* [TASK DIRECTIONS]
From the first line of the data down to and including the line with "inner sep=0pt] (ttl)", copy everything exactly, leaving out pictures.
+===+
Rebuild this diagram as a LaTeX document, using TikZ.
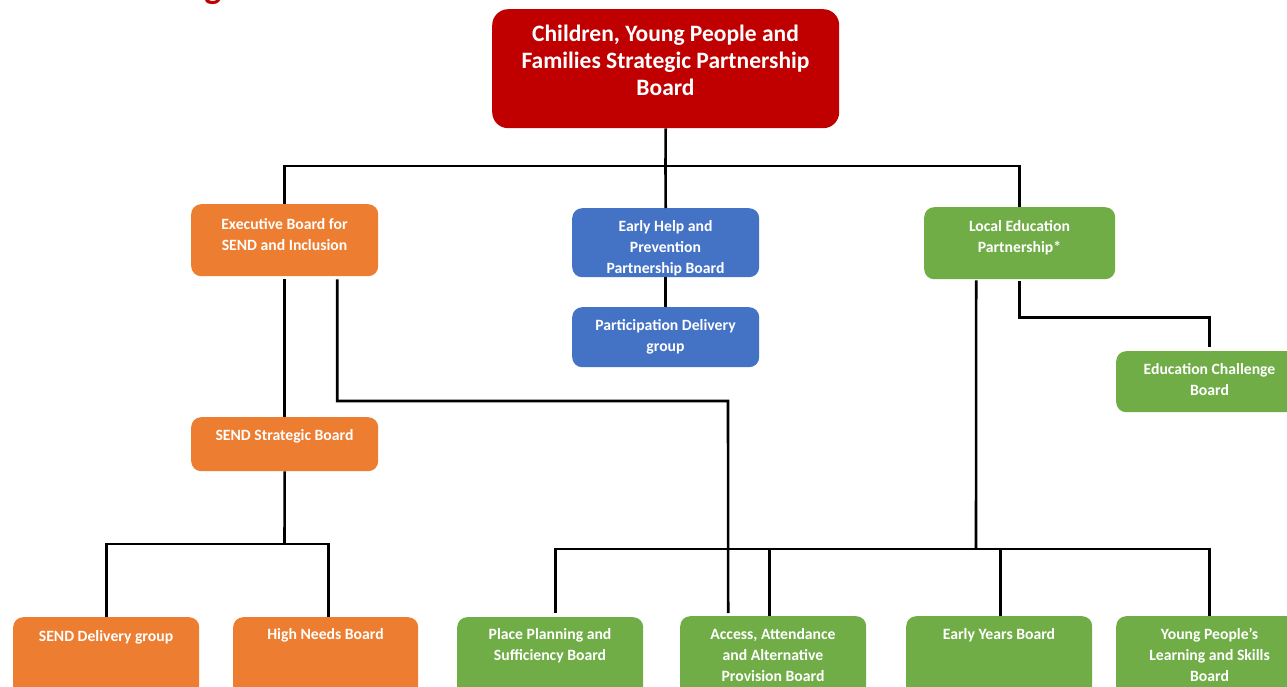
\documentclass[tikz,border=0pt]{standalone}
\usepackage{fontspec}
\setmainfont{Carlito}
\definecolor{cred}{HTML}{C00000}
\definecolor{corange}{HTML}{ED7D31}
\definecolor{cblue}{HTML}{4472C4}
\definecolor{cgreen}{HTML}{70AD47}
\newcommand{\T}{\rule{0pt}{12pt}}
\newcommand{\TT}{\rule{0pt}{17pt}}
\begin{document}
\begin{tikzpicture}[x=1pt,y=-1pt,
  box/.style={rounded corners=10pt, inner sep=0pt, anchor=north west, draw=none},
  txt/.style={text=white, font=\bfseries\fontsize{15.7}{21}\selectfont, align=center, inner sep=0pt, anchor=north},
  ttxt/.style={text=white, font=\bfseries\fontsize{23.5}{27}\selectfont, align=center, inner sep=0pt, anchor=north},
  conn/.style={draw=black, line width=2.6pt}]
\useasboundingbox (0,0) rectangle (1287,687);
\clip (0,0) rectangle (1287,687);
\fill[white] (0,0) rectangle (1287,687);

\node[anchor=base, text=cred, font=\bfseries\fontsize{36}{40}\selectfont, inner sep=0pt] (ttl) at (213,-1) {g};

% boxes
\node[box, fill=cred, rounded corners=16pt, minimum width=347pt, minimum height=119pt] (top) at (492,9) {};
\node[ttxt] (topt) at (665.5,24) {\TT Children, Young People and\\Families Strategic Partnership\\Board};

\node[box, fill=corange, minimum width=187pt, minimum height=72pt] (exec) at (191,204) {};
\node[txt] (exect) at (284.5,217) {\T Executive Board for\\SEND and Inclusion};

\node[box, fill=cblue, minimum width=187pt, minimum height=69pt] (early) at (572,208) {};
\node[txt] (earlyt) at (665.5,219) {\T Early Help and\\Prevention\\Partnership Board};

\node[box, fill=cblue, minimum width=187pt, minimum height=60pt] (part) at (572,307) {};
\node[txt] (partt) at (665.5,318) {\T Participation Delivery\\group};

\node[box, fill=cgreen, minimum width=191pt, minimum height=72pt] (local) at (924,207) {};
\node[txt] (localt) at (1019.5,219) {\T Local Education\\Partnership*};

\node[box, fill=cgreen, minimum width=187pt, minimum height=61pt] (educ) at (1116,351) {};
\node[txt] (educt) at (1209.5,362) {\T Education Challenge\\Board};

\node[box, fill=corange, minimum width=187pt, minimum height=54pt] (sstrat) at (191,417) {};
\node[txt] (sstratt) at (284.5,428) {\T SEND Strategic Board};

\node[box, fill=corange, minimum width=186pt, minimum height=90pt] (sdel) at (13,617) {};
\node[txt] (sdelt) at (106,629) {\T SEND Delivery group};

\node[box, fill=corange, minimum width=185pt, minimum height=90pt] (high) at (233,617) {};
\node[txt] (hight) at (325.5,627) {\T High Needs Board};

\node[box, fill=cgreen, minimum width=186pt, minimum height=90pt] (place) at (457,617) {};
\node[txt] (placet) at (550,627) {\T Place Planning and\\Sufficiency Board};

\node[box, fill=cgreen, minimum width=186pt, minimum height=90pt] (access) at (680,616) {};
\node[txt] (accesst) at (773,627) {\T Access, Attendance\\and Alternative\\Provision Board};

\node[box, fill=cgreen, minimum width=186pt, minimum height=90pt] (eyears) at (906,616) {};
\node[txt] (eyearst) at (999,627) {\T Early Years Board};

\node[box, fill=cgreen, minimum width=187pt, minimum height=90pt] (young) at (1116,616) {};
\node[txt] (youngt) at (1209.5,627) {\T Young People’s\\Learning and Skills\\Board};

% connectors
\coordinate (bus1) at (665.5,166);
\coordinate (bus2) at (976,549);
\coordinate (bus3) at (284.5,544);
\coordinate (jog) at (728,401);

\draw[conn] (top.south) -- (bus1);
\draw[conn] (exec.north) |- (bus1) -| (local.north);
\draw[conn] (bus1) -- (early.north);
\draw[conn] (early.south) -- (part.north);

\draw[conn] ([yshift=-3pt]exec.south) -- (sstrat.north);
\draw[conn] ([xshift=52.5pt,yshift=-3pt]exec.south) |- (jog) -- ([xshift=-45pt,yshift=3pt]access.north);

\draw[conn] (sstrat.south) -- (bus3);
\draw[conn] (sdel.north) |- (bus3) -| ([xshift=2.5pt]high.north);

\draw[conn] ([xshift=-43.5pt,yshift=-1pt]local.south) -- (bus2);
\draw[conn] ([xshift=5pt,yshift=4pt]place.north) |- (bus2) -| (young.north);
\draw[conn] ([xshift=-4pt]access.north) -- ([xshift=-4pt]access.north |- bus2);
\draw[conn] ([xshift=1pt]eyears.north) -- ([xshift=1pt]eyears.north |- bus2);

\draw[conn] ([yshift=-2pt]local.south) -- ++(0,36) -| ([yshift=4pt]educ.north);
\end{tikzpicture}
\end{document}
+===+
* [REPLY TO THE TASK]
Rebuild this diagram as a LaTeX document, using TikZ.
\documentclass[tikz,border=0pt]{standalone}
\usepackage{fontspec}
\setmainfont{Carlito}
\definecolor{cred}{HTML}{C00000}
\definecolor{corange}{HTML}{ED7D31}
\definecolor{cblue}{HTML}{4472C4}
\definecolor{cgreen}{HTML}{70AD47}
\newcommand{\T}{\rule{0pt}{12pt}}
\newcommand{\TT}{\rule{0pt}{17pt}}
\begin{document}
\begin{tikzpicture}[x=1pt,y=-1pt,
  box/.style={rounded corners=10pt, inner sep=0pt, anchor=north west, draw=none},
  txt/.style={text=white, font=\bfseries\fontsize{15.7}{21}\selectfont, align=center, inner sep=0pt, anchor=north},
  ttxt/.style={text=white, font=\bfseries\fontsize{23.5}{27}\selectfont, align=center, inner sep=0pt, anchor=north},
  conn/.style={draw=black, line width=2.6pt}]
\useasboundingbox (0,0) rectangle (1287,687);
\clip (0,0) rectangle (1287,687);
\fill[white] (0,0) rectangle (1287,687);

\node[anchor=base, text=cred, font=\bfseries\fontsize{36}{40}\selectfont, inner sep=0pt] (ttl) at (213,-1) {g};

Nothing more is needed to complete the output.